Europe’s insurance and reinsurance sector watchdog, the European Insurance and Occupational Pensions Authority (EIOPA), once again warns that overcapacity remains a threat to reinsurance sector profitability in its latest financial stability report.
However, the regulator has also continued its trend of being increasingly positive on the capital markets entry into reinsurance, a change in tone noted across the last few years, and in this years report EIOPA highlights that “substantial capital markets capacity” is (of course) also a factor that has helped traditional reinsurers to maintain their strong capital levels.
Strong capital levels is of course positive in any industry, it’s rarely seen as negative for an industry to be awash with cash. However, in reinsurance due to the competition from non-traditional or ILS backed players, traditional reinsurers are finding life more difficult even when capital levels are higher.
While EIOPA notes that reinsurers capital levels are strong, helped by the low incidence of major catastrophe losses and the availability of capital markets or ILS capacity, it also notes that reinsurance pricing remains depressed.
However, EIOPA also notes the trend seen at recent renewals, that pricing declines have slowed across the reinsurance market, although the regulator also notes that “prices have not yet found their floor.”
As a result, profitability is under pressure in reinsurance, EIOPA notes, with subdued demand for coverage, due to greater retention at primary insurers, occurring at the same time as excess capacity. Some limited increases in demand for reinsurance may occur post-Solvency II, EIOPA notes.
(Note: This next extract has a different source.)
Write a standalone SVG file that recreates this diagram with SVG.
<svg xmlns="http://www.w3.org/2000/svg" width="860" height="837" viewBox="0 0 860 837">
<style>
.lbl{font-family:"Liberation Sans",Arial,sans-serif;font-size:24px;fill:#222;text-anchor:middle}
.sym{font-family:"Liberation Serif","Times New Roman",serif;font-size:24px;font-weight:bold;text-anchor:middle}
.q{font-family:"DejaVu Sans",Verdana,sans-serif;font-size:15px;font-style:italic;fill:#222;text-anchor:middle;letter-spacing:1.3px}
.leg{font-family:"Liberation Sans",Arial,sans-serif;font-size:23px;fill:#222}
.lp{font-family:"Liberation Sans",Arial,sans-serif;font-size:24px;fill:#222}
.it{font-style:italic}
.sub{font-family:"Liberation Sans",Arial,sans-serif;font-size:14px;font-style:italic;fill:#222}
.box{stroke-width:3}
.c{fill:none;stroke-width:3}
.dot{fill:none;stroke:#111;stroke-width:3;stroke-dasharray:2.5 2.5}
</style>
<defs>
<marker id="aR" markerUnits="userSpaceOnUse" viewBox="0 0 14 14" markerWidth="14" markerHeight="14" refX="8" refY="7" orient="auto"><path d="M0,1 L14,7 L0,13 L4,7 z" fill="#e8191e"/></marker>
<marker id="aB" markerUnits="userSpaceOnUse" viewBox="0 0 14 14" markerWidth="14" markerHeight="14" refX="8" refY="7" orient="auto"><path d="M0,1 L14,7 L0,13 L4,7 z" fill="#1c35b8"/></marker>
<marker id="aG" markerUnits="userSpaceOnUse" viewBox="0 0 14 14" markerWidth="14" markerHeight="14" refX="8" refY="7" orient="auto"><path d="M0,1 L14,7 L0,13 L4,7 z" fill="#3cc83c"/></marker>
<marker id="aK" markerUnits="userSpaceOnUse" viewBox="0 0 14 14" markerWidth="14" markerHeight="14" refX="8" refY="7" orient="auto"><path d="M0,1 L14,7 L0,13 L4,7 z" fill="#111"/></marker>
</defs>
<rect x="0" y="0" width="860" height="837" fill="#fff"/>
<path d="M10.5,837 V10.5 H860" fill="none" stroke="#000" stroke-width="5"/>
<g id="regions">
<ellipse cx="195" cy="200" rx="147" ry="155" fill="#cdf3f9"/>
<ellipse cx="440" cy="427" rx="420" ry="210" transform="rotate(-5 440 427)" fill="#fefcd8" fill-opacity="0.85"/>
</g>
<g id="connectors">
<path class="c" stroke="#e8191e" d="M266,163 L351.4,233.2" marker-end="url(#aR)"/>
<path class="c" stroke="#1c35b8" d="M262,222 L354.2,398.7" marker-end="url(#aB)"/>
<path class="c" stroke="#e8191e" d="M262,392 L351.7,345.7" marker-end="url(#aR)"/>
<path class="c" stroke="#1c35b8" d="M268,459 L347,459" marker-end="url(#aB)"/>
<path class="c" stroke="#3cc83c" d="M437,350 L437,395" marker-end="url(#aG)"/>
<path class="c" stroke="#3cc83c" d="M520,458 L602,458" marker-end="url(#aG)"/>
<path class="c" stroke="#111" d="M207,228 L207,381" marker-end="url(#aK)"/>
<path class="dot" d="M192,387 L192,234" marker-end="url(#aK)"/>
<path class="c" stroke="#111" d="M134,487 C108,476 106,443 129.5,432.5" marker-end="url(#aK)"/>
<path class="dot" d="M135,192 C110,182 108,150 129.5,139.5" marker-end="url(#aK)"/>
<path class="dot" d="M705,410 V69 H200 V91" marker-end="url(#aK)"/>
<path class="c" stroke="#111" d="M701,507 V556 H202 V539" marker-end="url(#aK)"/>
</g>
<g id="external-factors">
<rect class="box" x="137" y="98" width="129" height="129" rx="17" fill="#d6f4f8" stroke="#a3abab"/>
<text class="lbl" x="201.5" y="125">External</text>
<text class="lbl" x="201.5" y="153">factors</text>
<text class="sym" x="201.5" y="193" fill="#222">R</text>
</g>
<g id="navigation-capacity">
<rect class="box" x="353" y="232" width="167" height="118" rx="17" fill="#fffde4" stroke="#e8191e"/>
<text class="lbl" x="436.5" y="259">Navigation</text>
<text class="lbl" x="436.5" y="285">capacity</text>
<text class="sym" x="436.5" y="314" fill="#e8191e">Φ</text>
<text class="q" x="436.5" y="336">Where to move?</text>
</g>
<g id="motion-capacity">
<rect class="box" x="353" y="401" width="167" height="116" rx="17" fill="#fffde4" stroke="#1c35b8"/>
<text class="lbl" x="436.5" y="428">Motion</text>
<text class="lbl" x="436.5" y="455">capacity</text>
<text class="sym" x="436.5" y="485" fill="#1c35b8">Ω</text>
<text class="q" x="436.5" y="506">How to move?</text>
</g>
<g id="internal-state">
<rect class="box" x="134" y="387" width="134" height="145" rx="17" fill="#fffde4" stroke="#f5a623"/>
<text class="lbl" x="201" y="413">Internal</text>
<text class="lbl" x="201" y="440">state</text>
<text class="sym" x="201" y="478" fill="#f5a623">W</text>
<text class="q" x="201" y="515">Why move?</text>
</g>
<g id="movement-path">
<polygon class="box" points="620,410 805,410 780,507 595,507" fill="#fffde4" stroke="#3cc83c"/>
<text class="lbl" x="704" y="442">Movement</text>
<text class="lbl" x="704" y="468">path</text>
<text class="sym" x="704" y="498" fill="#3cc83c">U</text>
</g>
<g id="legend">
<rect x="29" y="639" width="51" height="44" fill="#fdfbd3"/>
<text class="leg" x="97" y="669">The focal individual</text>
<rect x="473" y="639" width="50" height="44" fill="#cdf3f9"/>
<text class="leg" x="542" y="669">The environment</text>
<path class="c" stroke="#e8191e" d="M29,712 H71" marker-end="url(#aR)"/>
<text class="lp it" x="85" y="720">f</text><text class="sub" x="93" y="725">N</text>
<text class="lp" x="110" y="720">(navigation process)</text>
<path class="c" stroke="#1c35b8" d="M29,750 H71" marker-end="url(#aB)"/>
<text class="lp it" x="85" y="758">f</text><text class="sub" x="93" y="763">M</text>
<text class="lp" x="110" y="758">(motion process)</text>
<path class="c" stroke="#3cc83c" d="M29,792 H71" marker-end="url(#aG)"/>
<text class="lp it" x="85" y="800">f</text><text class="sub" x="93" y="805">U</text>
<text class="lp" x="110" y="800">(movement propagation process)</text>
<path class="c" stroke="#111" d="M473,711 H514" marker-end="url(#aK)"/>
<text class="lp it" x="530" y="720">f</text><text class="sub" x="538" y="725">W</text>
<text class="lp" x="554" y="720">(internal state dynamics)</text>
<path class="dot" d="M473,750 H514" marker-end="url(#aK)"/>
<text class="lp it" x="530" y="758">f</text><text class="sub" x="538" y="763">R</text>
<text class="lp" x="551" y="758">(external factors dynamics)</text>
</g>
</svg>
“Altogether, the competitive pressure in the reinsurance sector will increase further,” EIOPA predicts.
Continued inflow of capital is expected, which when combined with benign catastrophe activity, reduced investment returns, an expected diminishing of the ability of reinsurers to release reserves, the softened market, and lower profitability of long-term business, all adds up to ongoing pressures and heightened competition.
Against this pressured background, it is crucial that reinsurance firms achieve risk adequate pricing at renewals, EIOPA said. Of course it is widely understood that in many markets this is achieved, but the diversification benefit in non-peak or diversifying catastrophe zones means that large reinsurers are writing risk at very low returns.
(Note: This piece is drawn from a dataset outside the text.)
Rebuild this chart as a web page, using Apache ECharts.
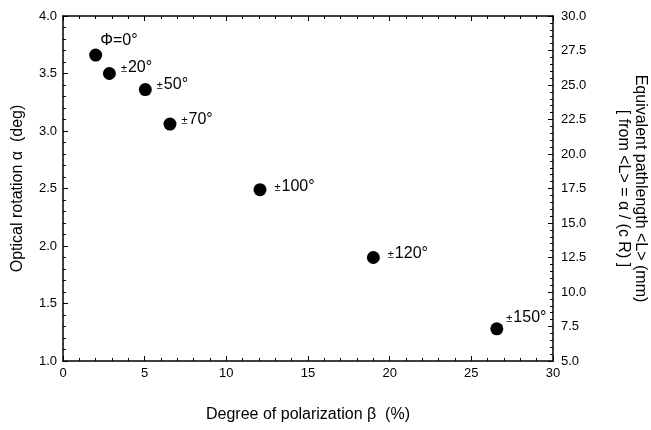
<!DOCTYPE html>
<html>
<head>
<meta charset="utf-8">
<script src="https://cdn.jsdelivr.net/npm/echarts@6/dist/echarts.min.js"></script>
<style>html,body{margin:0;padding:0;background:#fff}#c{width:651px;height:430px}</style>
</head>
<body>
<div id="c"></div>
<script>
// Data
const beta = [2.0, 2.84, 5.04, 6.55, 12.06, 19.0, 26.56];
const alpha = [3.66, 3.50, 3.36, 3.06, 2.49, 1.90, 1.28];
const phiLabels = ['Φ=0°', '±20°', '±50°', '±70°', '±100°', '±120°', '±150°'];
const xTicks = [0, 5, 10, 15, 20, 25, 30];
const yLeftTicks = [1.0, 1.5, 2.0, 2.5, 3.0, 3.5, 4.0];
const yRightTicks = [5.0, 7.5, 10.0, 12.5, 15.0, 17.5, 20.0, 22.5, 25.0, 27.5, 30.0];

// label placement tweaks (style only)
const labelOffsets = [[-7, -15], [0, -6], [0, -5], [0, -5], [3, -3], [3, -4], [-2, -11]];

const font = 'Liberation Sans, Arial, sans-serif';

function richLabel(s) {
  if (s.startsWith('±')) return '{pm|±}{n|' + s.slice(1) + '}';
  return '{n|' + s + '}';
}

const data = beta.map((b, i) => ({
  value: [b, alpha[i]],
  label: { offset: labelOffsets[i], formatter: richLabel(phiLabels[i]) }
}));

const chart = echarts.init(document.getElementById('c'), null, { renderer: 'canvas' });
const axisCommon = {
  axisLine: { show: true, onZero: false, lineStyle: { color: '#000', width: 1.5 } },
  axisTick: { show: true, inside: true, length: 5, lineStyle: { color: '#000', width: 1 } },
  minorTick: { show: true, splitNumber: 5, length: 3, lineStyle: { color: '#000', width: 1 } },
  splitLine: { show: false },
  axisLabel: { color: '#000', fontFamily: font, fontSize: 13 }
};
const titleStyle = { color: '#000', fontFamily: font, fontSize: 16 };
chart.setOption({
  animation: false,
  backgroundColor: '#fff',
  grid: { left: 63, right: 98, top: 16, bottom: 69, containLabel: false, outerBoundsMode: 'none' },
  xAxis: [
    Object.assign({}, axisCommon, {
      type: 'value', position: 'bottom', min: xTicks[0], max: xTicks[xTicks.length - 1], interval: 5,
      name: 'Degree of polarization β  (%)', nameLocation: 'middle', nameGap: 46,
      nameTextStyle: titleStyle,
      axisLabel: Object.assign({}, axisCommon.axisLabel, { margin: 6 })
    }),
    Object.assign({}, axisCommon, {
      type: 'value', position: 'top', min: xTicks[0], max: xTicks[xTicks.length - 1], interval: 5,
      axisLabel: { show: false }
    })
  ],
  yAxis: [
    Object.assign({}, axisCommon, {
      type: 'value', position: 'left', min: yLeftTicks[0], max: yLeftTicks[yLeftTicks.length - 1], interval: 0.5,
      name: 'Optical rotation α  (deg)', nameLocation: 'middle', nameGap: 37, nameRotate: 90,
      nameTextStyle: titleStyle,
      axisLabel: Object.assign({}, axisCommon.axisLabel, { margin: 6, formatter: v => v.toFixed(1) })
    }),
    Object.assign({}, axisCommon, {
      type: 'value', position: 'right', min: yRightTicks[0], max: yRightTicks[yRightTicks.length - 1], interval: 2.5,
      name: 'Equivalent pathlength <L> (mm)\n[ from <L> = α / (c R) ]', nameLocation: 'middle', nameGap: 62, nameRotate: -90,
      nameTextStyle: Object.assign({}, titleStyle, { lineHeight: 17, align: 'center' }),
      axisLabel: Object.assign({}, axisCommon.axisLabel, { margin: 8, formatter: v => v.toFixed(1) })
    })
  ],
  series: [{
    type: 'scatter', xAxisIndex: 0, yAxisIndex: 0,
    symbol: 'circle', symbolSize: 13,
    itemStyle: { color: '#000', opacity: 1 },
    label: {
      show: true, position: 'right', distance: 5, color: '#000',
      rich: {
        pm: { fontSize: 11, fontFamily: font, color: '#000', padding: [3, 1, 0, 0] },
        n: { fontSize: 16, fontFamily: font, color: '#000' }
      }
    },
    data: data
  }]
});
</script>
</body>
</html>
EIOPA notes that alternative capital from insurance-linked securities (ILS) and collateralised reinsurance vehicles continued to grow even at a time when traditional capital reached excess levels and shrank a little.
“Third party capital is expected to continue to enter the market as large pension funds and hedge funds search for ways to diversify their portfolios while chasing for higher return,” EIOPA explained.
Citing Artemis, the regulator noted that forecasts that ILS vehicles may shrink through 2015 proved not to be true, with growth seen across the vast majority of the alternative capital markets.
With investor comfort of indemnity triggers growing all the time and spreads tightening between different triggers and structures, the attractiveness of ILS is expected to rise for both new and repeat sponsors, EIOPA explains.
And sponsors are expected to continue to issue ILS, “not only to diversify and complement overall reinsurance purchases, but also to benefit from the alternative competitive pricing and broadening indemnity coverage.”
EIOPA also notes the other important area where additional competitive pressure is set to emerge, as well as increasing pressure to become efficient and to reduce the cost of underwriting capital, insurance technology or Insurtech.
To date, EIOPA notes accurately that the vast majority of insurtech initiatives are focused on enhancing, improving or smoothing existing processes, or putting a veneer of customer and user experience design on legacy systems and processes.
“So far, most insurers put a focus on optimising existing tools instead of significantly reviewing and transforming their business models,” EIOPA comments.
However, EIOPA agrees that over time technology and the insurtech wave will cause “profound change in the industry in the coming years by disrupting traditional business models.”
Among these threats from insurtech, one of the most imminent is the “disintermediation process”, EIOPA explains. New distribution methods, peer-to-peer, pooling of risks and insureds, group buying and smart contracts are all business models which are set to disrupt the insurance and reinsurance market.
Embracing these disruptive methods will help reinsurance capital providers, be they traditional or alternative, to shift their capacity up the risk to capital value-chain, reduce intermediation costs, directly assume primary risks on an aggregated basis into large portfolios and generally find more efficient ways to originate, structure, aggregate, invest in and transfer risks.
If reinsurance pressures are set to increase further due to overcapacity, the drive for efficiency and proximity to risk which has been started by alternative capital and is set to be accelerated by insurtech, will both ramp up that pressure for some, but also perhaps alleviate it a little for those embracing insurtech innovation.
As trends in both insurance and reinsurance continue to converge on a new market paradigm where efficiency of operations and risk capital are both key, the capital markets and insurance technology could find themselves the largest disruptors of incumbents.
Meaning that the incumbents who embrace efficient capital, efficient mechanisms to source and transfer risks and insurtech are the ones most likely to prosper meaningfully against agile startups and the threats they pose.
It’s encouraging to see that some of the largest ILS managers are well aware of the need to stay ahead of these trends and are positioning their efficient capital as close to as many sources of risk as possible.